Every day, Russ has been posting some short thoughts he titles “From my Daily Bible Writing, for you to chew on.”
The other day, Russ posted this introspective and personally reflective thought that I’m chewing on. So, I’m sharing this, trusting that our readers will profit from pondering on these thoughts as well.
Rom.5:1-2 – “Therefore, having been justified by faith, we have peace with God through our Lord Jesus Christ, through whom also we have access by faith into this grace in which we stand, and rejoice in hope of the glory of God.”
The first eleven verses of Romans 5 may well be the most powerful words that have ever been penned by mankind. The concepts addressed here by Paul are both expansive in consideration and imminently practical; universal in scope and personal in impact. Volumes have been written about justification and peace and faith and grace and hope and love and sacrifice and reconciliation. Volumes more will be written. In fact, this section of scripture is so replete with important considerations that it can be overwhelming to think through.
How do you underscore one part without fully considering the rest of the passage? It is so divinely interwoven that to focus on just one aspect seems almost insulting to its Author.
Nonetheless, at the risk of oversimplifying what is eternal in scope, there are two phrases in the first two verses that are exceptionally appealing to me.
First, “we have peace with God.”
Who am I that God would accept me? With all of my failures, my weaknesses, my selfishness, folly, intemperance. The thought that I stand justified and that there is no enmity between the holy God and myself is truly hard to believe. Yet He has promised such and He is faithful in His promises. So I keep on trusting and trying and cherish the thought that there is peace between us.
Second, and perhaps more so, “we rejoice in hope of the glory of God”.
The glory of God. I don’t know all that that entails, but absolutely nothing is more attractive and mesmerizing to me.
“Glory” is the word that always describes God’s appearance. It is the expression of His very nature. He is glorious because He is God. In fact, it’s difficult to define “glory” without the concept of God, or to describe God without the concept of glory.
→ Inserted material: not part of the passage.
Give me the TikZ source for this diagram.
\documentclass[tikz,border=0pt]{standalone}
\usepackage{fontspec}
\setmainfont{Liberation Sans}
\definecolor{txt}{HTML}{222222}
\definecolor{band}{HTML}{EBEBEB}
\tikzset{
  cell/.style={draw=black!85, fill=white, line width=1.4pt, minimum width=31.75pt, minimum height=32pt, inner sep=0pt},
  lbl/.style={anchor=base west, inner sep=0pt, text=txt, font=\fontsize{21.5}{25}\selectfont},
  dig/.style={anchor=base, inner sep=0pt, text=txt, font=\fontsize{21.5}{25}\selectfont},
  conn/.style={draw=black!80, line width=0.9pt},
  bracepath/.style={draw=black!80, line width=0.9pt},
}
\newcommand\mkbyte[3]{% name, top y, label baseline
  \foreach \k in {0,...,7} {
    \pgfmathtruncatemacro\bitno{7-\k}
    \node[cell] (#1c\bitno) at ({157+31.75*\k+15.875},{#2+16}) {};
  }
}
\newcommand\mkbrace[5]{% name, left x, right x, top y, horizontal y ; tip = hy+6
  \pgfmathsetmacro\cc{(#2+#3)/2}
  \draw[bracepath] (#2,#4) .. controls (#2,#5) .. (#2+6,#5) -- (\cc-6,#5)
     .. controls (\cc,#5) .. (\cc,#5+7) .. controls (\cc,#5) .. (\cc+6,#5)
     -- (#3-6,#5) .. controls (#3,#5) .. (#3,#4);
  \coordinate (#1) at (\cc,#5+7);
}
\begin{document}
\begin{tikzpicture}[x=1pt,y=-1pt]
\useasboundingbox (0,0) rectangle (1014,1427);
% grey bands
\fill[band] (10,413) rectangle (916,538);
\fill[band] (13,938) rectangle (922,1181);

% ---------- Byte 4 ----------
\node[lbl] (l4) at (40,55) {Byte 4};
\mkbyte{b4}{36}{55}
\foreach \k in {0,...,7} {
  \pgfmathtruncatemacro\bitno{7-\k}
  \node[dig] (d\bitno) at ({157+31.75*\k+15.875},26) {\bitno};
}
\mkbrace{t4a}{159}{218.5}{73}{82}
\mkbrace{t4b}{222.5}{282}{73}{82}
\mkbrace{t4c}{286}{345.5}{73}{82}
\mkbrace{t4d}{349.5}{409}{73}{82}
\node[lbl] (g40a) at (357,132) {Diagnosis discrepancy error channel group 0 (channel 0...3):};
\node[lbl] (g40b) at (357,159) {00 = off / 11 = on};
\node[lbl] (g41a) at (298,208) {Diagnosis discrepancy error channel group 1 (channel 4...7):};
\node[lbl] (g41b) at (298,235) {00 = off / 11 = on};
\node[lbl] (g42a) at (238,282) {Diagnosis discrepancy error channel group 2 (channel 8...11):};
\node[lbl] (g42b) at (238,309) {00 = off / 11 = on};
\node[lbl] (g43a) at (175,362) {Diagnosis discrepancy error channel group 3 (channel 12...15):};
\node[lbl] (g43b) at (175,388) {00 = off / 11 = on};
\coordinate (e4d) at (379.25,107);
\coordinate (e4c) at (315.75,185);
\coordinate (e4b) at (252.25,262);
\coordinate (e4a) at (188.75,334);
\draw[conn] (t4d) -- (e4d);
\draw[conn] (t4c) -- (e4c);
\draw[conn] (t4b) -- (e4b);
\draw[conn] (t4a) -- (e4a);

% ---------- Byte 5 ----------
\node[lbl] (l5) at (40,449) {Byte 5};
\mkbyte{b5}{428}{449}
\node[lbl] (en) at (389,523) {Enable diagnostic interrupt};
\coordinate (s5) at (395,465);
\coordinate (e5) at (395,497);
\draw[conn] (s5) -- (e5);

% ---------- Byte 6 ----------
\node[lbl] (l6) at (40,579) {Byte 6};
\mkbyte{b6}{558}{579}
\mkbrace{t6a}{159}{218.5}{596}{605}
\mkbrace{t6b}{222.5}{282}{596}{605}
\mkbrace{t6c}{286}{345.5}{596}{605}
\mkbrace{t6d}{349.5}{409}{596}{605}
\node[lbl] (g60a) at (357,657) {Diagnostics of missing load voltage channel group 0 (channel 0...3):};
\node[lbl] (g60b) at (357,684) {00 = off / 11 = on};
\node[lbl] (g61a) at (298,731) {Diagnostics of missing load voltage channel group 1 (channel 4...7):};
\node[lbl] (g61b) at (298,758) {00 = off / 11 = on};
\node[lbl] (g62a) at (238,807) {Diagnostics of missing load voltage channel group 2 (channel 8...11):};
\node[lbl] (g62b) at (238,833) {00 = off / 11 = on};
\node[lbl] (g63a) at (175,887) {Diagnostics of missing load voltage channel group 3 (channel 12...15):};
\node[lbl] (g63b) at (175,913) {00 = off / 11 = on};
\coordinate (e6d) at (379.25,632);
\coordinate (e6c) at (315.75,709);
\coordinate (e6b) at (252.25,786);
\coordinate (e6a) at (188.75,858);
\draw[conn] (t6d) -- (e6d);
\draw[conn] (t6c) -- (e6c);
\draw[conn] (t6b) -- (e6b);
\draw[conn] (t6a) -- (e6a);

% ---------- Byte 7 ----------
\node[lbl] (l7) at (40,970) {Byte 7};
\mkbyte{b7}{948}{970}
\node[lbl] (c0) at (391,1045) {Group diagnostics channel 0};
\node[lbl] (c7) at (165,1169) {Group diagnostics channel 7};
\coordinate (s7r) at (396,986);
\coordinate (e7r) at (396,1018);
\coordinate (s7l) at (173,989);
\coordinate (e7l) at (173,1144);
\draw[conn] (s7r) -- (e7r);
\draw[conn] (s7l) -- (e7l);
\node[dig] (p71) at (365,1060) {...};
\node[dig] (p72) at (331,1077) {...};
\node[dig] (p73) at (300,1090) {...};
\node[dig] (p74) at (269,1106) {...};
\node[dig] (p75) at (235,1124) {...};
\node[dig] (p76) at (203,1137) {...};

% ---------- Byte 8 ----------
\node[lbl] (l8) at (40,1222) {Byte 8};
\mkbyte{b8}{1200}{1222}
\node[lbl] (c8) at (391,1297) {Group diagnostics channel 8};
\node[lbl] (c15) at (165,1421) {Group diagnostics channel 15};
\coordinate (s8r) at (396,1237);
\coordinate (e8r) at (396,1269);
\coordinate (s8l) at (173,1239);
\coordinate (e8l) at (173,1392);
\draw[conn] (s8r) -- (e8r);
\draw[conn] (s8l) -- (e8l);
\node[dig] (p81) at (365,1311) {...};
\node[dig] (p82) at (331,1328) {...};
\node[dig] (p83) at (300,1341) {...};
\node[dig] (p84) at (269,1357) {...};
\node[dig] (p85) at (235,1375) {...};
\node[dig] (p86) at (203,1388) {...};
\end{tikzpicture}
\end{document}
Without a doubt, for us it involves the resurrected body, the realm of heaven, our association with Him, all that “inheritance” implies. In my own mind, the glory that awaits us is beyond our ability to even imagine, much less comprehend (II Cor.4:17f). But it is the desire and expectation of such – “the hope of the glory of God” – that brings joy to this life. No matter what the day brings (or the week, month, year, decade, etc., etc…), I know what lies in store. I get to share in the glory of God. I cannot wrap my head around it. But it spurs me on.
Pray tell – how do people make it through this life without peace with God and the hope of glory? It shames me that I need this reminder today, but I am grateful for it.